PROBLEM TO SOLVE => Copy the material that follows word for word and omit its pictures.

DATASET EXCERPT =>

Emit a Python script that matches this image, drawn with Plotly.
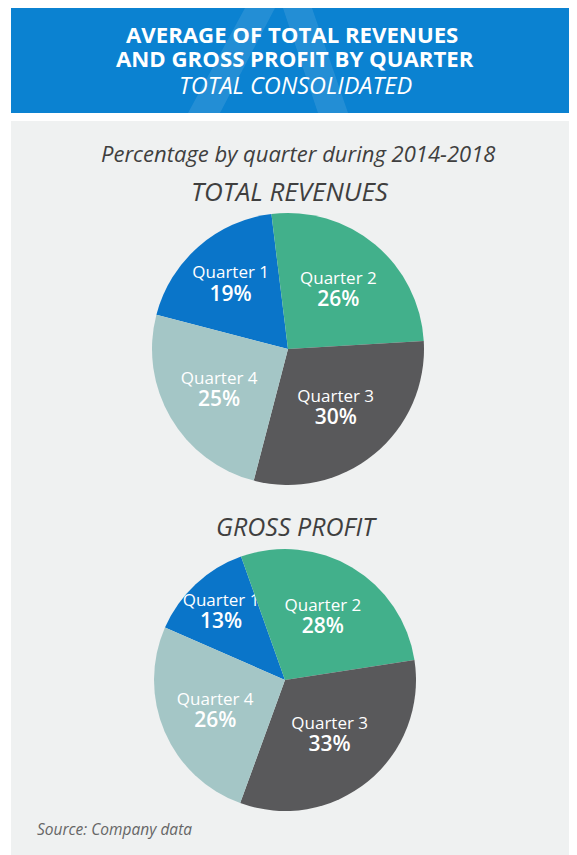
import plotly.graph_objects as go

quarters = ["Quarter 1", "Quarter 2", "Quarter 3", "Quarter 4"]
revenues_pct = [19, 26, 30, 25]
gross_profit_pct = [13, 28, 33, 26]
colors = ["#0a75c9", "#42b08b", "#59595b", "#a4c6c6"]

FONT = "Open Sans"
W, H = 577, 855
OFF = 8  # page body margin


def px_x(x):
    return (x - OFF) / W


def px_y(y):
    return 1 - (y - OFF) / H


fig = go.Figure()

tmpl = "%{label}<br><span style='font-size:21px;font-weight:600'>%{value}%</span>"

fig.add_trace(go.Pie(
    labels=quarters, values=revenues_pct, sort=False, direction="clockwise",
    rotation=-75.4, marker=dict(colors=colors, line=dict(width=0)),
    texttemplate=tmpl, textposition="inside", insidetextorientation="horizontal",
    textfont=dict(family=FONT, size=17, color="white"),
    domain=dict(x=[px_x(152), px_x(424)], y=[px_y(485), px_y(213)]),
    showlegend=False, hoverinfo="label+percent",
))

fig.add_trace(go.Pie(
    labels=quarters, values=gross_profit_pct, sort=False, direction="clockwise",
    rotation=-66.4, marker=dict(colors=colors, line=dict(width=0)),
    texttemplate=tmpl, textposition="inside", insidetextorientation="horizontal",
    textfont=dict(family=FONT, size=17, color="white"),
    domain=dict(x=[px_x(153), px_x(417)], y=[px_y(811), px_y(549)]),
    showlegend=False, hoverinfo="label+percent",
))

shapes = [
    # light panel
    dict(type="rect", xref="paper", yref="paper", x0=px_x(11), x1=px_x(569),
         y0=-0.05, y1=px_y(121), fillcolor="#eff1f1", line=dict(width=0), layer="below"),
    # blue header
    dict(type="rect", xref="paper", yref="paper", x0=px_x(11), x1=1.05,
         y0=px_y(113), y1=px_y(8), fillcolor="#0b82d1", line=dict(width=0), layer="below"),
    # faint logo watermark in header
    dict(type="path", xref="paper", yref="paper",
         path=f"M {px_x(188)},{px_y(113)} L {px_x(245)},{px_y(8)} L {px_x(275)},{px_y(8)} L {px_x(220)},{px_y(113)} Z",
         fillcolor="rgba(255,255,255,0.10)", line=dict(width=0), layer="below"),
    dict(type="path", xref="paper", yref="paper",
         path=f"M {px_x(283)},{px_y(8)} L {px_x(312)},{px_y(8)} L {px_x(348)},{px_y(113)} L {px_x(318)},{px_y(113)} Z",
         fillcolor="rgba(255,255,255,0.10)", line=dict(width=0), layer="below"),
]

annotations = [
    dict(text="<b>AVERAGE OF TOTAL REVENUES</b>", x=px_x(292), y=px_y(35),
         font=dict(family=FONT, size=22.2, color="white")),
    dict(text="<b>AND GROSS PROFIT BY QUARTER</b>", x=px_x(295), y=px_y(58.5),
         font=dict(family=FONT, size=22.2, color="white")),
    dict(text="<i>TOTAL CONSOLIDATED</i>", x=px_x(295), y=px_y(85),
         font=dict(family=FONT, size=23.5, color="white")),
    dict(text="<i>Percentage by quarter during 2014-2018</i>", x=px_x(298), y=px_y(153),
         font=dict(family=FONT, size=22, color="#3f3f3f")),
    dict(text="<i>TOTAL REVENUES</i>", x=px_x(290), y=px_y(191),
         font=dict(family=FONT, size=26, color="#3f3f3f")),
    dict(text="<i>GROSS PROFIT</i>", x=px_x(296), y=px_y(526),
         font=dict(family=FONT, size=25, color="#3f3f3f")),
    dict(text="<i>Source: Company data</i>", x=px_x(35), y=px_y(829), xanchor="left",
         font=dict(family=FONT, size=15.5, color="#666666")),
]
for a in annotations:
    a.update(xref="paper", yref="paper", showarrow=False)
    a.setdefault("xanchor", "center")
    a["yanchor"] = "middle"

fig.update_layout(
    width=W, height=H, margin=dict(l=0, r=0, t=0, b=0),
    paper_bgcolor="white", plot_bgcolor="white",
    shapes=shapes, annotations=annotations,
    font=dict(family=FONT),
    uniformtext=dict(minsize=17, mode="show"),
)

fig.write_html("out.html")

OUTPUT OF THE TASK =>
Emit a Python script that matches this image, drawn with Plotly.
import plotly.graph_objects as go

quarters = ["Quarter 1", "Quarter 2", "Quarter 3", "Quarter 4"]
revenues_pct = [19, 26, 30, 25]
gross_profit_pct = [13, 28, 33, 26]
colors = ["#0a75c9", "#42b08b", "#59595b", "#a4c6c6"]

FONT = "Open Sans"
W, H = 577, 855
OFF = 8  # page body margin


def px_x(x):
    return (x - OFF) / W


def px_y(y):
    return 1 - (y - OFF) / H


fig = go.Figure()

tmpl = "%{label}<br><span style='font-size:21px;font-weight:600'>%{value}%</span>"

fig.add_trace(go.Pie(
    labels=quarters, values=revenues_pct, sort=False, direction="clockwise",
    rotation=-75.4, marker=dict(colors=colors, line=dict(width=0)),
    texttemplate=tmpl, textposition="inside", insidetextorientation="horizontal",
    textfont=dict(family=FONT, size=17, color="white"),
    domain=dict(x=[px_x(152), px_x(424)], y=[px_y(485), px_y(213)]),
    showlegend=False, hoverinfo="label+percent",
))

fig.add_trace(go.Pie(
    labels=quarters, values=gross_profit_pct, sort=False, direction="clockwise",
    rotation=-66.4, marker=dict(colors=colors, line=dict(width=0)),
    texttemplate=tmpl, textposition="inside", insidetextorientation="horizontal",
    textfont=dict(family=FONT, size=17, color="white"),
    domain=dict(x=[px_x(153), px_x(417)], y=[px_y(811), px_y(549)]),
    showlegend=False, hoverinfo="label+percent",
))

shapes = [
    # light panel
    dict(type="rect", xref="paper", yref="paper", x0=px_x(11), x1=px_x(569),
         y0=-0.05, y1=px_y(121), fillcolor="#eff1f1", line=dict(width=0), layer="below"),
    # blue header
    dict(type="rect", xref="paper", yref="paper", x0=px_x(11), x1=1.05,
         y0=px_y(113), y1=px_y(8), fillcolor="#0b82d1", line=dict(width=0), layer="below"),
    # faint logo watermark in header
    dict(type="path", xref="paper", yref="paper",
         path=f"M {px_x(188)},{px_y(113)} L {px_x(245)},{px_y(8)} L {px_x(275)},{px_y(8)} L {px_x(220)},{px_y(113)} Z",
         fillcolor="rgba(255,255,255,0.10)", line=dict(width=0), layer="below"),
    dict(type="path", xref="paper", yref="paper",
         path=f"M {px_x(283)},{px_y(8)} L {px_x(312)},{px_y(8)} L {px_x(348)},{px_y(113)} L {px_x(318)},{px_y(113)} Z",
         fillcolor="rgba(255,255,255,0.10)", line=dict(width=0), layer="below"),
]

annotations = [
    dict(text="<b>AVERAGE OF TOTAL REVENUES</b>", x=px_x(292), y=px_y(35),
         font=dict(family=FONT, size=22.2, color="white")),
    dict(text="<b>AND GROSS PROFIT BY QUARTER</b>", x=px_x(295), y=px_y(58.5),
         font=dict(family=FONT, size=22.2, color="white")),
    dict(text="<i>TOTAL CONSOLIDATED</i>", x=px_x(295), y=px_y(85),
         font=dict(family=FONT, size=23.5, color="white")),
    dict(text="<i>Percentage by quarter during 2014-2018</i>", x=px_x(298), y=px_y(153),
         font=dict(family=FONT, size=22, color="#3f3f3f")),
    dict(text="<i>TOTAL REVENUES</i>", x=px_x(290), y=px_y(191),
         font=dict(family=FONT, size=26, color="#3f3f3f")),
    dict(text="<i>GROSS PROFIT</i>", x=px_x(296), y=px_y(526),
         font=dict(family=FONT, size=25, color="#3f3f3f")),
    dict(text="<i>Source: Company data</i>", x=px_x(35), y=px_y(829), xanchor="left",
         font=dict(family=FONT, size=15.5, color="#666666")),
]
for a in annotations:
    a.update(xref="paper", yref="paper", showarrow=False)
    a.setdefault("xanchor", "center")
    a["yanchor"] = "middle"

fig.update_layout(
    width=W, height=H, margin=dict(l=0, r=0, t=0, b=0),
    paper_bgcolor="white", plot_bgcolor="white",
    shapes=shapes, annotations=annotations,
    font=dict(family=FONT),
    uniformtext=dict(minsize=17, mode="show"),
)

fig.write_html("out.html")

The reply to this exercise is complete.